[Records from a data source]
***

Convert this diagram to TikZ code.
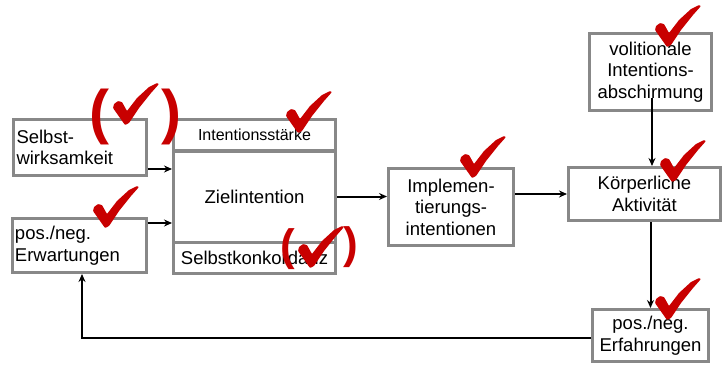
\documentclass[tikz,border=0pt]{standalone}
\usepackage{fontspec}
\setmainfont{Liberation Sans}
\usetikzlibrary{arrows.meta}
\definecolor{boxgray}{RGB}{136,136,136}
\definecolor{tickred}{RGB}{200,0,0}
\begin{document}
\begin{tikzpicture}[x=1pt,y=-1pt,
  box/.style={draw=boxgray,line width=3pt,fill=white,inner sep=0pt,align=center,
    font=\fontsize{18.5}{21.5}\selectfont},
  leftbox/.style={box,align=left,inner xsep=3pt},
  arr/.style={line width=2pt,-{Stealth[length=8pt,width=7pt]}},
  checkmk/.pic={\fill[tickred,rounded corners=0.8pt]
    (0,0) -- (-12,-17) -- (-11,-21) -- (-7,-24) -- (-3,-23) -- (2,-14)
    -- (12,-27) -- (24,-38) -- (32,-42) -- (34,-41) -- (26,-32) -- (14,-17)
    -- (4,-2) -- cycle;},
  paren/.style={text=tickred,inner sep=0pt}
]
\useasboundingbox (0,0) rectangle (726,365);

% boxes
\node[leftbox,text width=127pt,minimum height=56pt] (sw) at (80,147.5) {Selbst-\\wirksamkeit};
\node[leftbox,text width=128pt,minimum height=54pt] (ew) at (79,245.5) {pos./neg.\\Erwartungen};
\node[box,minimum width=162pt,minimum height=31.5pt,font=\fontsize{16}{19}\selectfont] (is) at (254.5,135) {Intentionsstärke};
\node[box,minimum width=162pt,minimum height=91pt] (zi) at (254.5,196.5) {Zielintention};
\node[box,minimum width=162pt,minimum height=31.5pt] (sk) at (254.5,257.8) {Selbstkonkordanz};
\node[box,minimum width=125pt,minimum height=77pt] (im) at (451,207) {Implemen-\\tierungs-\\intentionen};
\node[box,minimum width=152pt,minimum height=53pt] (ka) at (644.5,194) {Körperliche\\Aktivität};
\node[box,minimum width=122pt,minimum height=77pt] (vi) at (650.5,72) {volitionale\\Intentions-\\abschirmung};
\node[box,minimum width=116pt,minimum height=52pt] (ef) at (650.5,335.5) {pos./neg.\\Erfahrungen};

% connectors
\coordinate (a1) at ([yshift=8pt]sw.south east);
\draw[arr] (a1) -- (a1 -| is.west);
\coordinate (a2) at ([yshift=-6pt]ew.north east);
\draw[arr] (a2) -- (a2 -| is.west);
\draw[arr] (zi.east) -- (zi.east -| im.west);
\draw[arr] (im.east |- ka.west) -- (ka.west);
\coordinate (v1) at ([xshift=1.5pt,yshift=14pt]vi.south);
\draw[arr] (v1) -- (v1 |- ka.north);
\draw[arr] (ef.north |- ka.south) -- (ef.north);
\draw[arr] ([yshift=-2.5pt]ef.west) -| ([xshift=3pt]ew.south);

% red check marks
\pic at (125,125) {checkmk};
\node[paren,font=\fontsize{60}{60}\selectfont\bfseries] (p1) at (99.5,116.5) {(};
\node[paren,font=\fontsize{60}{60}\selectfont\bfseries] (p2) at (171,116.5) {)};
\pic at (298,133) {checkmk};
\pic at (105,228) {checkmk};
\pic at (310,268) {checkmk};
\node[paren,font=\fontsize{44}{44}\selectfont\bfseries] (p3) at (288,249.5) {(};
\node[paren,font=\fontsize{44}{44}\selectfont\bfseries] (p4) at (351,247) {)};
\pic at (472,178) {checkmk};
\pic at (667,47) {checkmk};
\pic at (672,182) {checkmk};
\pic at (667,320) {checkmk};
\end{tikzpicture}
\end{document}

***

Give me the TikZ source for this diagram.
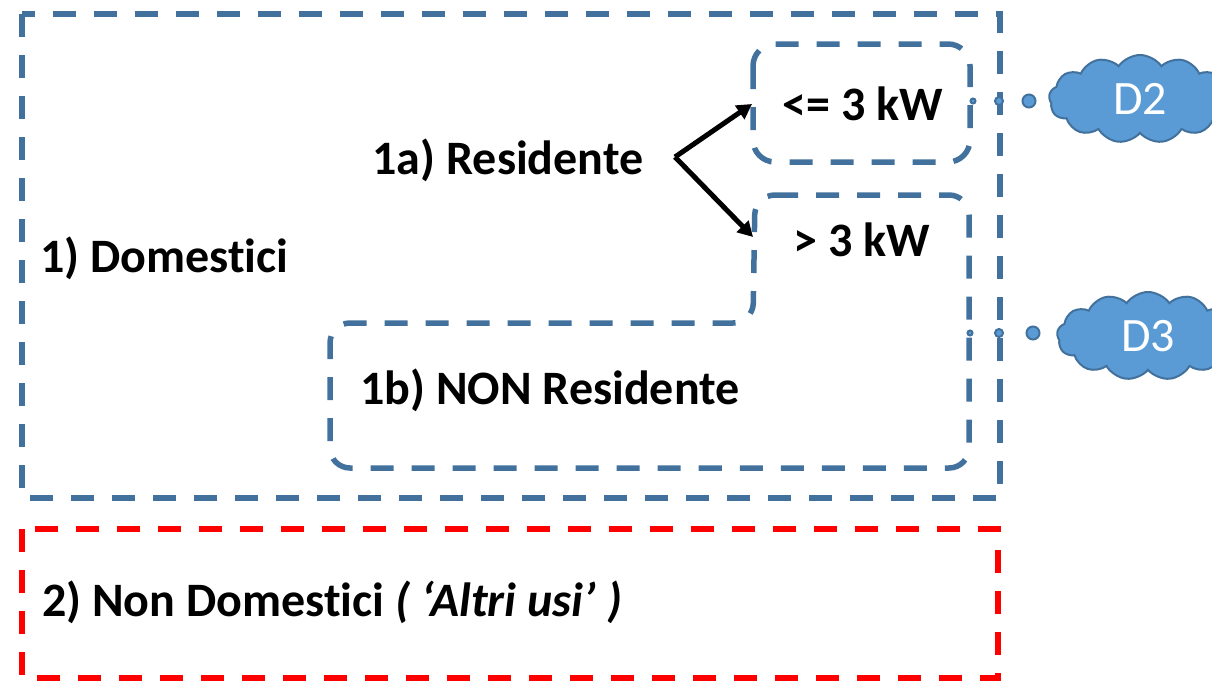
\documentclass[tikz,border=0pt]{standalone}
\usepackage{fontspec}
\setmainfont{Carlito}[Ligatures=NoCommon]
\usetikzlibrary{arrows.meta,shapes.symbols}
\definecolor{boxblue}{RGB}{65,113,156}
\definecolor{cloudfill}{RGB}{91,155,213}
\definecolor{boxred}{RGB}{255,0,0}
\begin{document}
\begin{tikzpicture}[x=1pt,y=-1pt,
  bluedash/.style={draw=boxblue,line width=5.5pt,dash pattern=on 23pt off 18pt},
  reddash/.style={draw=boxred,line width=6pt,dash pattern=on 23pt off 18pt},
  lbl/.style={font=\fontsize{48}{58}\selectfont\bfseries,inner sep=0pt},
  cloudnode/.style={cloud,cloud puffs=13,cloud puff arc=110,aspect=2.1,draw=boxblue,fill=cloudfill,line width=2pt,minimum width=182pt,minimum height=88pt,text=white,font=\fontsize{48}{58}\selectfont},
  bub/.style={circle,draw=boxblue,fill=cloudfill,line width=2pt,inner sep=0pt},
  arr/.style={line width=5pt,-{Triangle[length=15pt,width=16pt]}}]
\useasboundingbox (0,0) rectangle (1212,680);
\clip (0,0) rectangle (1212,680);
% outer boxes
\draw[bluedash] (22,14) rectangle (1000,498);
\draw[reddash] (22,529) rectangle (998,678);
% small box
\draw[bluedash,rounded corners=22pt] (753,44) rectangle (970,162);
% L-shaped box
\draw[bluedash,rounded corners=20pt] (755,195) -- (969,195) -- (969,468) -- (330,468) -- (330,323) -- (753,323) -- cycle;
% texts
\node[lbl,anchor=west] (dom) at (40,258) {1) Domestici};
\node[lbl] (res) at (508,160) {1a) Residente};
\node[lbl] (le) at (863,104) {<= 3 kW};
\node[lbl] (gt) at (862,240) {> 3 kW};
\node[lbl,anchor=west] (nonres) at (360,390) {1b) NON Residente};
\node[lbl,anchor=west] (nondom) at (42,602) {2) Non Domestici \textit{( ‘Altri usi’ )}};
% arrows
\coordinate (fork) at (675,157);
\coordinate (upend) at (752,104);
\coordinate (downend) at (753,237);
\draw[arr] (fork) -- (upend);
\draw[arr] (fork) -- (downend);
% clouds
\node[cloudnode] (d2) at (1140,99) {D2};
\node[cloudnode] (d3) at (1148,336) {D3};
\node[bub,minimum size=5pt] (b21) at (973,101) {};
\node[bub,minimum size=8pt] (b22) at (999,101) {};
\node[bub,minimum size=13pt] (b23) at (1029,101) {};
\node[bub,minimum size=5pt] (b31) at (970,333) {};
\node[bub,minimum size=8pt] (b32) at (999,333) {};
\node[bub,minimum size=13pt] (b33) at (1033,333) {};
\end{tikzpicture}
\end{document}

***

→ Work to do: Copy the part that starts at the line with "Convert this diagram to TikZ code." and finishes at the line with "(0,0) rectangle (726,365);", both included, and nothing more. Pictures are left out.

→ The reply:
Convert this diagram to TikZ code.
\documentclass[tikz,border=0pt]{standalone}
\usepackage{fontspec}
\setmainfont{Liberation Sans}
\usetikzlibrary{arrows.meta}
\definecolor{boxgray}{RGB}{136,136,136}
\definecolor{tickred}{RGB}{200,0,0}
\begin{document}
\begin{tikzpicture}[x=1pt,y=-1pt,
  box/.style={draw=boxgray,line width=3pt,fill=white,inner sep=0pt,align=center,
    font=\fontsize{18.5}{21.5}\selectfont},
  leftbox/.style={box,align=left,inner xsep=3pt},
  arr/.style={line width=2pt,-{Stealth[length=8pt,width=7pt]}},
  checkmk/.pic={\fill[tickred,rounded corners=0.8pt]
    (0,0) -- (-12,-17) -- (-11,-21) -- (-7,-24) -- (-3,-23) -- (2,-14)
    -- (12,-27) -- (24,-38) -- (32,-42) -- (34,-41) -- (26,-32) -- (14,-17)
    -- (4,-2) -- cycle;},
  paren/.style={text=tickred,inner sep=0pt}
]
\useasboundingbox (0,0) rectangle (726,365);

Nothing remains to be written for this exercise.